At that point, I'm beginning to think the haves in the SEC and Big1G will blow up their conferences and leave their brands behind them. Along the way they jettison Northwestern, Vanderbilt, Purdue, Indiana, probably Rutgers, Mississippi State and Mizzou. At that point, they could form however they want, 1 league with 4 division of 8-12 schools for example. If the final number is closer to 32, you could end up with 2 somewhat viable 2nd tier conferences, which the big boys could use for out of conference games if they wanted. Everyone else just might as well go FCS.
 

TCUdirtbag

Active Member
At that point, I'm beginning to think the haves in the SEC and Big1G will blow up their conferences and leave their brands behind them. Along the way they jettison Northwestern, Vanderbilt, Purdue, Indiana, probably Rutgers, Mississippi State and Mizzou. At that point, they could form however they want, 1 league with 4 division of 8-12 schools for example.
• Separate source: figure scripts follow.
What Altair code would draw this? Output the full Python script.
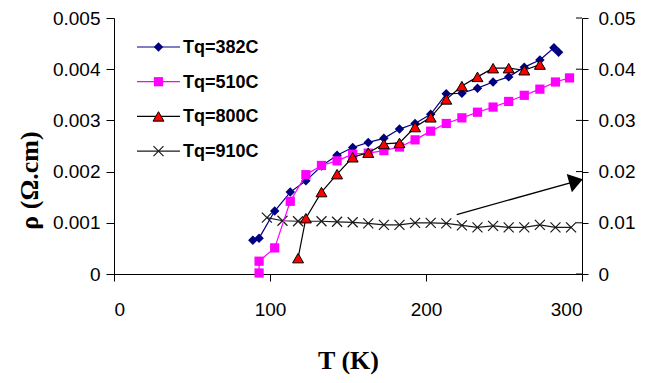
import math
import altair as alt
import pandas as pd

# Resistivity vs temperature for four quench temperatures
t382 = [89, 93, 103, 113, 123, 133, 143, 153, 163, 173, 183, 193, 203, 213, 223, 233, 243, 253, 263, 273, 282, 285]
rho382 = [0.00066, 0.00070, 0.00123, 0.00160, 0.00182, 0.00211, 0.00232, 0.00247, 0.00257, 0.00265, 0.00283,
          0.00294, 0.00312, 0.00352, 0.00353, 0.00363, 0.00375, 0.00385, 0.00404, 0.00418, 0.00442, 0.00433]

t510 = [93, 93, 103, 113, 123, 133, 143, 153, 163, 173, 183, 193, 203, 213, 223, 233, 243, 253, 263, 273, 283, 292]
rho510 = [0.00002, 0.00025, 0.00051, 0.00142, 0.00194, 0.00212, 0.00221, 0.00234, 0.00236, 0.00241, 0.00248,
          0.00262, 0.00279, 0.00294, 0.00305, 0.00316, 0.00326, 0.00337, 0.00349, 0.00361, 0.00375, 0.00383]

t800 = [118, 123, 133, 143, 153, 163, 173, 183, 193, 203, 213, 223, 233, 243, 253, 263, 273]
rho800 = [0.00031, 0.00109, 0.00160, 0.00195, 0.00228, 0.00237, 0.00254, 0.00256, 0.00287, 0.00306, 0.00341,
          0.00367, 0.00385, 0.00402, 0.00402, 0.00398, 0.00409]

# Tq=910C is plotted against the secondary (right) axis
t910 = [98, 108, 118, 133, 143, 153, 163, 173, 183, 193, 203, 213, 223, 233, 243, 253, 263, 273, 283, 293]
rho910 = [0.0110, 0.0104, 0.0103, 0.0103, 0.0102, 0.0101, 0.0099, 0.0096, 0.0096, 0.0100, 0.0100, 0.0099,
          0.0095, 0.0091, 0.0094, 0.0091, 0.0091, 0.0096, 0.0091, 0.0091]

# Arrow pointing the 910C curve to the right-hand axis (left-axis units)
arrow_T = [219.7, 300.5]
arrow_rho = [0.00116, 0.00185]

x_ticks = [0, 100, 200, 300]
left_ticks = [0, 0.001, 0.002, 0.003, 0.004, 0.005]
right_ticks = [0, 0.01, 0.02, 0.03, 0.04, 0.05]

series_names = ["Tq=382C", "Tq=510C", "Tq=800C", "Tq=910C"]

W, H = 468, 256
NAVY, MAGENTA, RED, DARK = "#000080", "#FF00FF", "#FF0000", "#1a1a1a"
X_SHAPE = "M-1,-1L1,1M-1,1L1,-1"
HEAD_SHAPE = "M0,0L-2,-1.35L-2,1.35Z"

x_scale = alt.Scale(domain=[0, 300], nice=False)
yl_scale = alt.Scale(domain=[0, 0.005], nice=False)
yr_scale = alt.Scale(domain=[0, 0.05], nice=False)

x_axis = alt.Axis(values=x_ticks, format="d", title="T (K)", tickSize=7, labelPadding=19,
                  titleY=86, titleBaseline="middle")
left_axis = alt.Axis(values=left_ticks, format=".3~f", title="ρ (Ω.cm)", tickSize=8, labelPadding=6,
                     titleAngle=270, titleX=-85, titleY=162, titleAlign="center", titleBaseline="middle")
right_axis = alt.Axis(values=right_ticks, format=".2~f", title="", orient="right", tickSize=6,
                      labelPadding=10)

X = alt.X("T:Q", scale=x_scale, axis=x_axis)
YL = alt.Y("rho:Q", scale=yl_scale, axis=left_axis)
YR = alt.Y("rho:Q", scale=yr_scale, axis=right_axis)


def frame(t, r):
    return pd.DataFrame({"T": t, "rho": r})


def series(t, r, y, line_color, point_kw):
    base = alt.Chart(frame(t, r))
    line = base.mark_line(color=line_color, strokeWidth=1.2).encode(x=X, y=y)
    pts = base.mark_point(opacity=1, **point_kw).encode(x=X, y=y)
    return [line, pts]


diamond_kw = dict(shape="diamond", filled=True, color=NAVY, size=90)
square_kw = dict(shape="square", filled=True, color=MAGENTA, size=85)
tri_kw = dict(shape="triangle-up", filled=True, color=RED, fill=RED, stroke="black", strokeWidth=1, size=120)
cross_kw = dict(shape=X_SHAPE, filled=False, color=DARK, strokeWidth=1.2, size=100)

left_layers = []
left_layers += series(t382, rho382, YL, NAVY, diamond_kw)
left_layers += series(t510, rho510, YL, MAGENTA, square_kw)
left_layers += series(t800, rho800, YL, "black", tri_kw)

# arrow annotation
arrow_df = frame(arrow_T, arrow_rho)
dx = (arrow_T[1] - arrow_T[0]) / 300 * W
dy = -(arrow_rho[1] - arrow_rho[0]) / 0.005 * H
head_angle = math.degrees(math.atan2(dy, dx)) % 360
left_layers.append(alt.Chart(arrow_df).mark_line(color="black", strokeWidth=1.3).encode(x=X, y=YL))
left_layers.append(
    alt.Chart(frame(arrow_T[1:], arrow_rho[1:]))
    .mark_point(shape=HEAD_SHAPE, filled=True, color="black", size=196, angle=head_angle, opacity=1)
    .encode(x=X, y=YL)
)

# legend drawn in the upper-left of the plot
legend_styles = [
    (NAVY, diamond_kw),
    (MAGENTA, square_kw),
    ("black", tri_kw),
    (DARK, cross_kw),
]
for i, (name, (lc, kw)) in enumerate(zip(series_names, legend_styles)):
    row_y = 29 + i * 34.7
    one = alt.Chart(pd.DataFrame({"label": [name]}))
    left_layers.append(one.mark_rule(color=lc, strokeWidth=1.2).encode(
        x=alt.value(23), x2=alt.value(66), y=alt.value(row_y)))
    left_layers.append(one.mark_point(opacity=1, **kw).encode(x=alt.value(44.5), y=alt.value(row_y)))
    left_layers.append(one.mark_text(align="left", baseline="middle", font="Liberation Sans",
                                     fontWeight="bold", fontSize=18, color="black").encode(
        x=alt.value(69), y=alt.value(row_y + 1), text="label:N"))

right_layers = series(t910, rho910, YR, DARK, cross_kw)
# inner half of the crossing tick marks on the right axis
right_layers.append(
    alt.Chart(pd.DataFrame({"rho": right_ticks})).mark_rule(color="black", strokeWidth=1).encode(
        x=alt.value(W - 6), x2=alt.value(W), y=YR)
)

chart = (
    alt.layer(alt.layer(*right_layers), alt.layer(*left_layers))
    .resolve_scale(y="independent")
    .properties(
        width=W,
        height=H,
        padding={"left": 114, "top": 18, "right": 72, "bottom": 109},
        autosize=alt.AutoSizeParams(type="none"),
        background="white",
    )
    .configure_view(strokeWidth=0)
    .configure_axis(
        grid=False,
        domainColor="black",
        domainWidth=1,
        tickColor="black",
        tickWidth=1,
        labelColor="black",
        labelFont="Liberation Sans",
        labelFontSize=19,
        titleColor="black",
        titleFont="Liberation Serif",
        titleFontWeight="bold",
        titleFontSize=26,
    )
)

chart.save("out.html", embed_options={"renderer": "svg", "actions": False})
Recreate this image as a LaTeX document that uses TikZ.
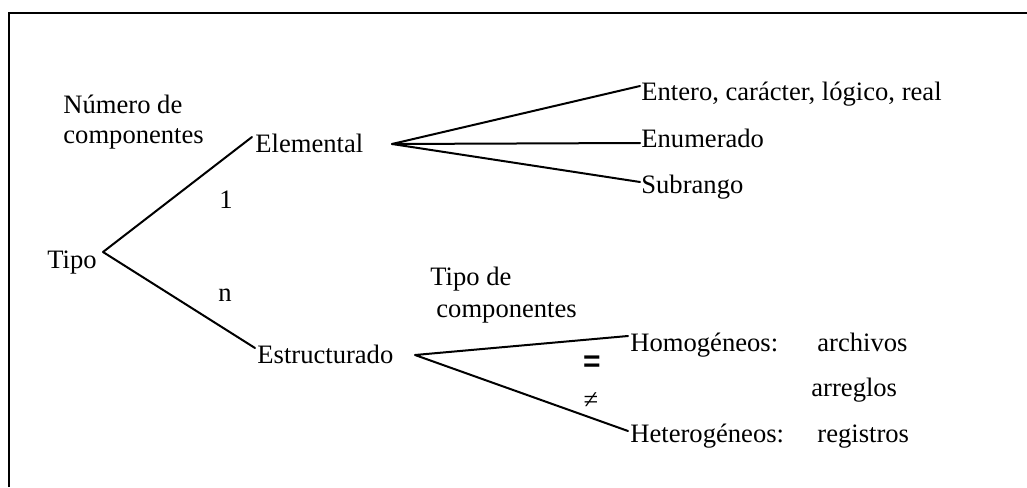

If the final number is closer to 32, you could end up with 2 somewhat viable 2nd tier conferences, which the big boys could use for out of conference games if they wanted. Everyone else just might as well go FCS.
Extremely unlikely in the short/medium term. My guess is at least loosely based on contractual timing and interests etc. Kicking teams out of the SEC/B1G is a stretch that would be a couple other sea changes away.
 

East Coast

Tier 1
Extremely unlikely in the short/medium term. My guess is at least loosely based on contractual timing and interests etc. Kicking teams out of the SEC/B1G is a stretch that would be a couple other sea changes away.
I'm thinking more about 10 years from now, but yes, kicking schools out of a conference is extremely difficult. This is why the biggest programs would have to leave their conferences and the conference brand behind. It would create an entirely new landscape.